WHAT IS EXPECTED = From the data that follows, copy every line holding the string "matplotlib".

GIVEN DATA =
** BEGIN **

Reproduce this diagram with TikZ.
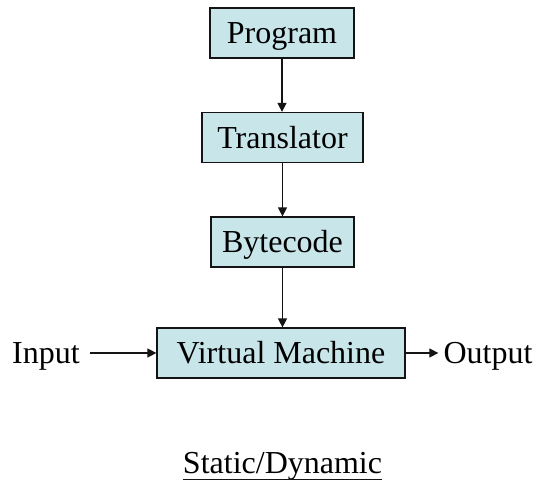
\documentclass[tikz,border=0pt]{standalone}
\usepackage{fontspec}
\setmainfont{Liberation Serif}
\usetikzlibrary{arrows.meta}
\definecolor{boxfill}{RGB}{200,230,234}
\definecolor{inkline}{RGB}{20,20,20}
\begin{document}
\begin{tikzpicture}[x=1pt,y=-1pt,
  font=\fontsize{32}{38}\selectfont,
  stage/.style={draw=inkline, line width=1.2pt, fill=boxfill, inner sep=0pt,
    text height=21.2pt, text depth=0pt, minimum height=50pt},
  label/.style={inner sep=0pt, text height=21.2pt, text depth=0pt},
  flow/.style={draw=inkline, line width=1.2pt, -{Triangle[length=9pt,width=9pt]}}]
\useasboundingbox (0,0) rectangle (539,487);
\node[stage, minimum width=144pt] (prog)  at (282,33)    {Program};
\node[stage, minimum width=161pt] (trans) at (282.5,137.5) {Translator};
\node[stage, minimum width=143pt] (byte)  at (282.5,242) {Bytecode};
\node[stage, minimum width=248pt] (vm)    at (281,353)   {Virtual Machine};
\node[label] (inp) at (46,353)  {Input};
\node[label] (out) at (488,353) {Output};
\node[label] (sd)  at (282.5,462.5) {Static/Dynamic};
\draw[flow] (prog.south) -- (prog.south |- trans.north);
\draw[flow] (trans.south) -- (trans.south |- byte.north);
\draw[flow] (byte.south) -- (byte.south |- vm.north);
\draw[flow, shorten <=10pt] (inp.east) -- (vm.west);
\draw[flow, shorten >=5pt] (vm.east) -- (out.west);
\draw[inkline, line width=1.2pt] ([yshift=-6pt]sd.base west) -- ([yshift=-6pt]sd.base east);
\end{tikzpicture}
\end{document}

** END **
** BEGIN **

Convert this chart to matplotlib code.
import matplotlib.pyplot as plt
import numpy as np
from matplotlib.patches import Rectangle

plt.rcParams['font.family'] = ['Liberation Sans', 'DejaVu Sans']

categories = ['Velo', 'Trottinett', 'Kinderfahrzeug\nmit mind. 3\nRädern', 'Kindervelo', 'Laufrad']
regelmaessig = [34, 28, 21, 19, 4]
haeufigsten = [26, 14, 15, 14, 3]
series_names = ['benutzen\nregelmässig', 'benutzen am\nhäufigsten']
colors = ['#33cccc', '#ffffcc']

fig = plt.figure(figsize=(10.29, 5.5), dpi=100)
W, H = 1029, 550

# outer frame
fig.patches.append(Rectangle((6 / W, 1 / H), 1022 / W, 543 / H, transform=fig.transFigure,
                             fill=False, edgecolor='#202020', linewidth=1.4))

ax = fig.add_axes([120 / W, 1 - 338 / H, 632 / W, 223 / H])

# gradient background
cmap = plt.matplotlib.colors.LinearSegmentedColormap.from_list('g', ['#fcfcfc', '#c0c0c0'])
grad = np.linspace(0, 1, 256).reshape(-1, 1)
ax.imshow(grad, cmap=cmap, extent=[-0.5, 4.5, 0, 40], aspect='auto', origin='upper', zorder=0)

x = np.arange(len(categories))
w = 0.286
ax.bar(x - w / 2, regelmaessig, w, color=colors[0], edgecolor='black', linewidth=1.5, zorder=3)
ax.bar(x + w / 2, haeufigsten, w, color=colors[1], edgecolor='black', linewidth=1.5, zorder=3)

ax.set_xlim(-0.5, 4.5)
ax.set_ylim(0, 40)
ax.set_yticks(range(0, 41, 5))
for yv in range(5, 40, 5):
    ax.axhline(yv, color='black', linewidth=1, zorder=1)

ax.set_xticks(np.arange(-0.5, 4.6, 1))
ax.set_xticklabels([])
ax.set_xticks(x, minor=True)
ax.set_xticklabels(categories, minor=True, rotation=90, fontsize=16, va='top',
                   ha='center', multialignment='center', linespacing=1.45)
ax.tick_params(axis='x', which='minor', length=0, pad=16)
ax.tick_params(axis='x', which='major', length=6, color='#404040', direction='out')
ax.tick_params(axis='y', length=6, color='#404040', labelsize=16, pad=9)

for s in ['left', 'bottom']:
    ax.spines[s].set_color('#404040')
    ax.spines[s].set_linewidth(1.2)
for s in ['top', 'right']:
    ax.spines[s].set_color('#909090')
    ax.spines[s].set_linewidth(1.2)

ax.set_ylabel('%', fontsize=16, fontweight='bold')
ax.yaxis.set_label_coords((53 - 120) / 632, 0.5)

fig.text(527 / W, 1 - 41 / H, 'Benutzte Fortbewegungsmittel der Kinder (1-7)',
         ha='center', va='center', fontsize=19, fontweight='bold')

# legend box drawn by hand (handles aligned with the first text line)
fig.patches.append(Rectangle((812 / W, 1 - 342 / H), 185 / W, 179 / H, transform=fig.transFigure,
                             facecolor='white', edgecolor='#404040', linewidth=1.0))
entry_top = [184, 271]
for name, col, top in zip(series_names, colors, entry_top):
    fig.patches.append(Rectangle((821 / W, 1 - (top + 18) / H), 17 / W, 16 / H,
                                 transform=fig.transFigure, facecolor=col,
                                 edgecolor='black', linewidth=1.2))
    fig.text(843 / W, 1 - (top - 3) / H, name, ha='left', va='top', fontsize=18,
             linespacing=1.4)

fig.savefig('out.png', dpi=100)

** END **

RESPONSE TO THIS TASK =
Convert this chart to matplotlib code.
import matplotlib.pyplot as plt
from matplotlib.patches import Rectangle
cmap = plt.matplotlib.colors.LinearSegmentedColormap.from_list('g', ['#fcfcfc', '#c0c0c0'])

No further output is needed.